Bill Hickman's Phonograph Claim
Only two of the Hickman mining properties appear to have been patented, and thus be shown on early 1900's Bingham mining maps. Bill Hickman participated in staking the first claim in Utah, the Jordan, on September 17, 1863. The Jordan claim has its own interesting story, which can be explored by clicking here. Little is known about the other claim on the Tooele County side of the Oquirrh Mountains, shown on the map below, but it can be visited with relative ease by driving from Tooele to the top of West Mountain (at the bottom of this map, elevation 9068), then hiking from there. Click here for access to this map in its regional setting.

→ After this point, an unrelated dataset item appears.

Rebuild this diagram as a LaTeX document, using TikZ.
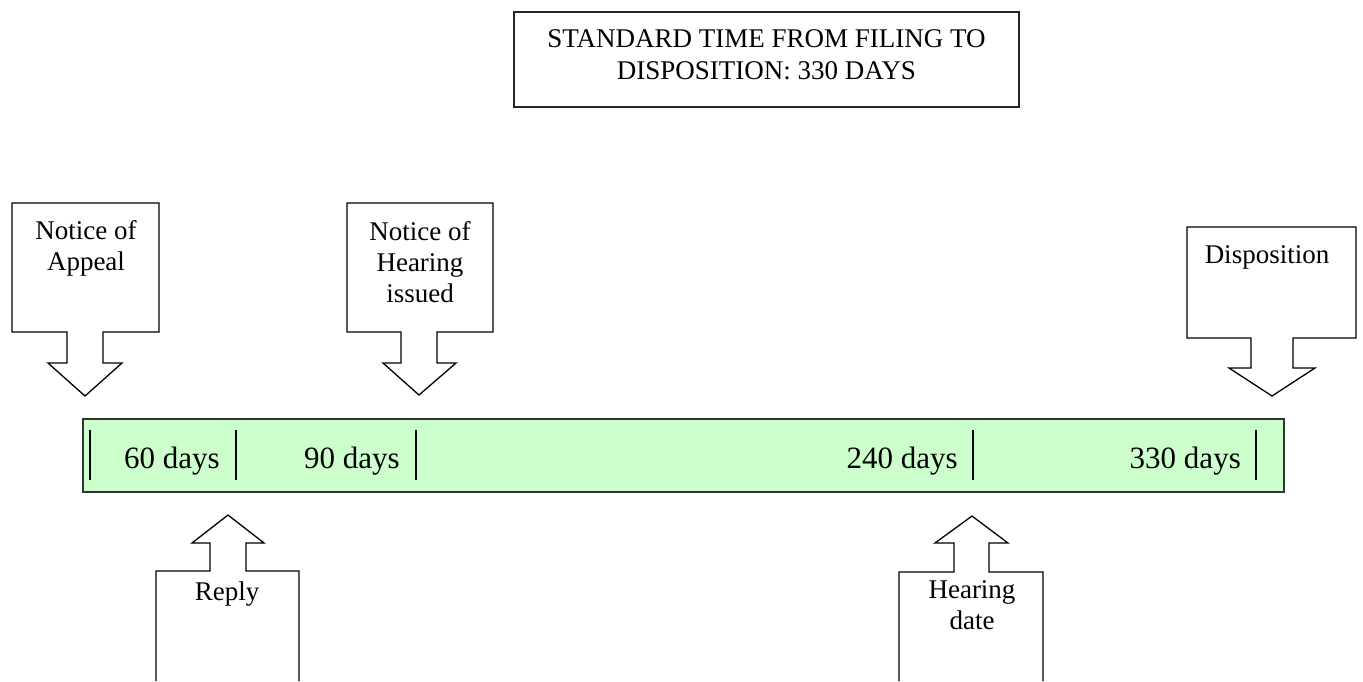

The phonograph, from which this claim takes its name, was invented by Thomas A. Edison in 1877. Bill Hickman died in Wyoming in 1883, so the discovery was likely made between those two dates, and most likely in 1877 or 1878. Currently all that is known about the Phonograph, aside from its location, is the following brief mention in an old mining journal:
"Barkley and Jasperson are sinking [a shaft] on the Phonograph, on Clipper hill, and getting some fine galena ore. It is an old discovery, located twenty years ago by the notorious Bill Hickman. He was attracted to it by finding a boulder of galena in the gulch below, that weighed nearly a ton."